Thanks again for reply; I've read it through many times over and it's really sinking in.
I did feel relieved after our D talk, but I was unsettled at the same time. I don't want to be her best friend and not her husband. Almost everything she says to me now is lies, and I don't really think she wants me as a best friend anyway. I'll admit that even as she was hugging me, I felt a little manipulated.
This past week, I've become more well...disappointed or disgusted with the history of our M, including my role in it. Its hard to admit, but there may have been more sad times than good over the past 16 years. Our sex life was fantastic during courtship, but after D was born, things changed dramatically. It's been a sex-starved M, with brief intervals that gave me hope. W has blamed the problems on her bipolar and the meds, but now says it was all me. I see now how this is directly connected with her emotional detachment over the years as well. I've been pursing her for so long. It's starting to feel like the past 16 years has been a big charade.

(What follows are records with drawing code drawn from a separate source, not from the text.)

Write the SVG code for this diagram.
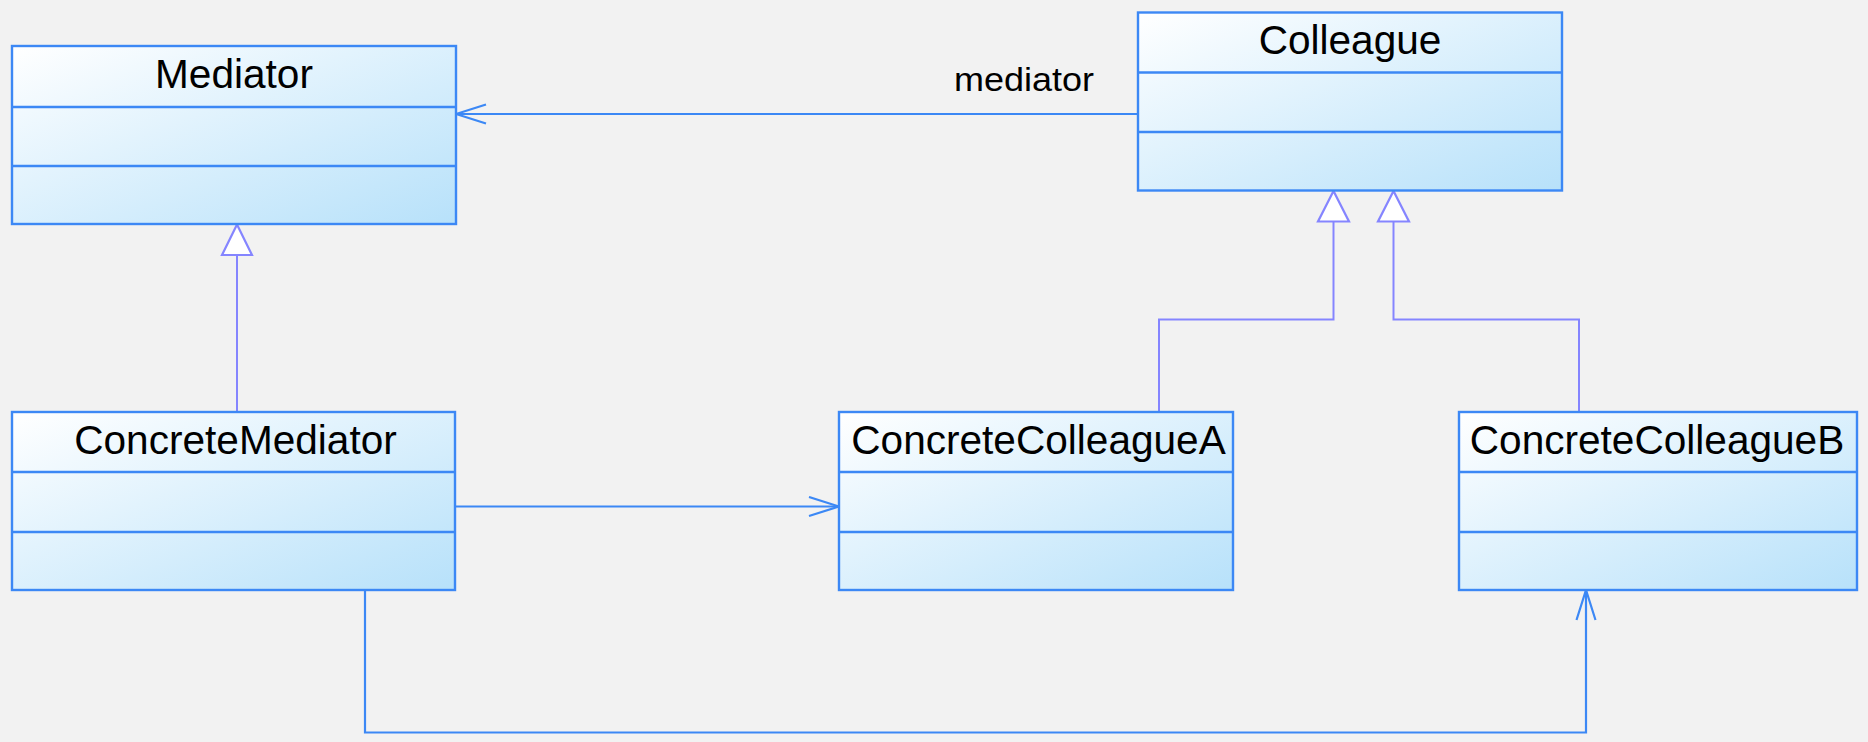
<svg xmlns="http://www.w3.org/2000/svg" width="1868" height="742" viewBox="0 0 1868 742">
  <defs>
    <linearGradient id="fillGrad" x1="0" y1="0" x2="1" y2="1">
      <stop offset="0" stop-color="#ffffff"/>
      <stop offset="1" stop-color="#b7e1fa"/>
    </linearGradient>
    <marker id="openArrow" viewBox="0 0 32 22" refX="31" refY="11" markerWidth="32" markerHeight="22" markerUnits="userSpaceOnUse" orient="auto">
      <path d="M1,1.5 L31,11 L1,20.5" fill="none" stroke="#3c88f5" stroke-width="2.2"/>
    </marker>
  </defs>
  <style>
    .box { fill: url(#fillGrad); stroke: #3c88f5; stroke-width: 2.4; }
    .div { stroke: #3c88f5; stroke-width: 2.4; }
    .title { font-family: "Liberation Sans", Arial, sans-serif; font-size: 40.6px; fill: #000; text-anchor: middle; }
    .role { font-family: "Liberation Sans", Arial, sans-serif; font-size: 32.5px; fill: #000; }
    .assoc { fill: none; stroke: #3c88f5; stroke-width: 2.2; }
    .gen { fill: none; stroke: #8585ff; stroke-width: 2; }
    .tri { fill: #ffffff; stroke: #8585ff; stroke-width: 2.2; }
  </style>
  <rect x="0" y="0" width="1868" height="742" fill="#f2f2f2"/>

  <g id="connectors">
    <!-- Colleague -> Mediator association -->
    <line class="assoc" x1="1138" y1="114" x2="456" y2="114" marker-end="url(#openArrow)"/>
    <text class="role" x="954" y="91" textLength="140" lengthAdjust="spacingAndGlyphs">mediator</text>
    <!-- ConcreteMediator -> Mediator generalization -->
    <line class="gen" x1="237" y1="412" x2="237" y2="255"/>
    <polygon class="tri" points="237,224.5 222,255 252,255"/>
    <!-- ConcreteColleagueA -> Colleague -->
    <polyline class="gen" points="1159,412 1159,319.5 1333.5,319.5 1333.5,221.5"/>
    <polygon class="tri" points="1333.5,191 1318,221.5 1349,221.5"/>
    <!-- ConcreteColleagueB -> Colleague -->
    <polyline class="gen" points="1579,412 1579,319.5 1393.5,319.5 1393.5,221.5"/>
    <polygon class="tri" points="1393.5,191 1378,221.5 1409,221.5"/>
    <!-- ConcreteMediator -> ConcreteColleagueA -->
    <line class="assoc" x1="455" y1="506.5" x2="839" y2="506.5" marker-end="url(#openArrow)"/>
    <!-- ConcreteMediator -> ConcreteColleagueB -->
    <polyline class="assoc" points="365,590 365,732.5 1586,732.5 1586,590" marker-end="url(#openArrow)"/>
  </g>

  <g id="Mediator">
    <rect class="box" x="12" y="46" width="444" height="178"/>
    <line class="div" x1="12" y1="107" x2="456" y2="107"/>
    <line class="div" x1="12" y1="166" x2="456" y2="166"/>
    <text class="title" x="234" y="88">Mediator</text>
  </g>

  <g id="Colleague">
    <rect class="box" x="1138" y="12.5" width="424" height="178"/>
    <line class="div" x1="1138" y1="72.5" x2="1562" y2="72.5"/>
    <line class="div" x1="1138" y1="132" x2="1562" y2="132"/>
    <text class="title" x="1350" y="54">Colleague</text>
  </g>

  <g id="ConcreteMediator">
    <rect class="box" x="12" y="412" width="443" height="178"/>
    <line class="div" x1="12" y1="472" x2="455" y2="472"/>
    <line class="div" x1="12" y1="532" x2="455" y2="532"/>
    <text class="title" x="235.5" y="453.5">ConcreteMediator</text>
  </g>

  <g id="ConcreteColleagueA">
    <rect class="box" x="839" y="412" width="394" height="178"/>
    <line class="div" x1="839" y1="472" x2="1233" y2="472"/>
    <line class="div" x1="839" y1="532" x2="1233" y2="532"/>
    <text class="title" x="1038.5" y="453.5">ConcreteColleagueA</text>
  </g>

  <g id="ConcreteColleagueB">
    <rect class="box" x="1459" y="412" width="398" height="178"/>
    <line class="div" x1="1459" y1="472" x2="1857" y2="472"/>
    <line class="div" x1="1459" y1="532" x2="1857" y2="532"/>
    <text class="title" x="1657" y="453.5">ConcreteColleagueB</text>
  </g>
</svg>
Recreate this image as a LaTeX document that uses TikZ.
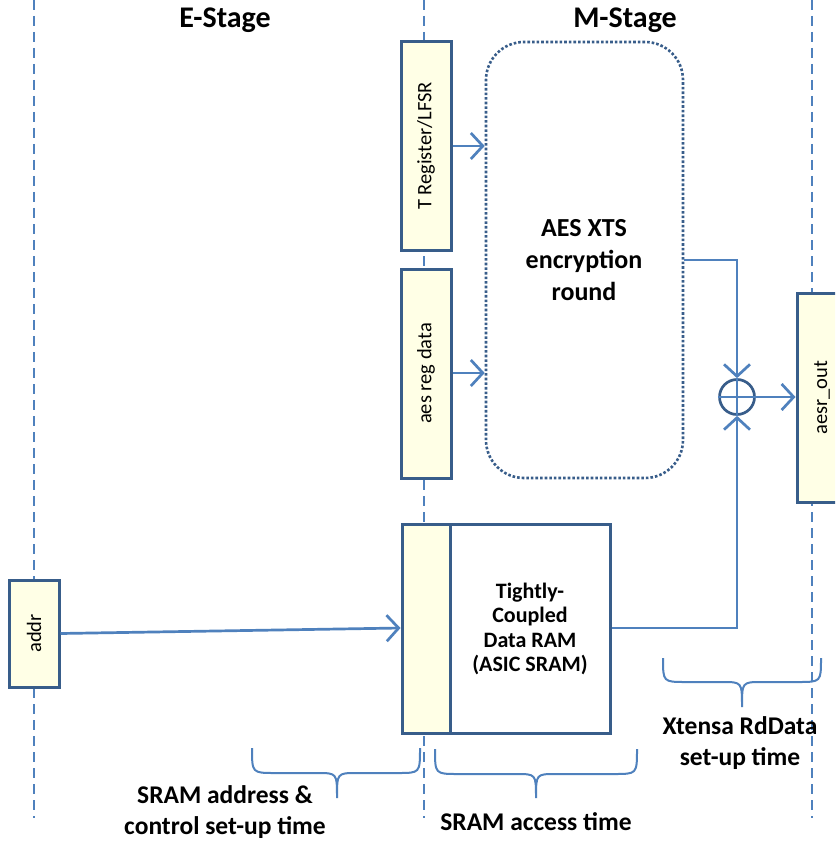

Maybe I can be the be the sexy, confident man that first attracted her, but I still need to be that man for myself regardless of her reaction. I think that is what I've been trying to do, but I've been bouncing back and forth between hostile detachment, and being her friend. It's been tough since there has been a need for some interaction that I would rather avoid all together.
Tomorrow she wants to meet to go over our finances. Bills are due, and I separated my bank accounts so we need to work something out. I'm thinking maybe I should tell her to just do it via email, except I would like to see the bills myself and not just take her word.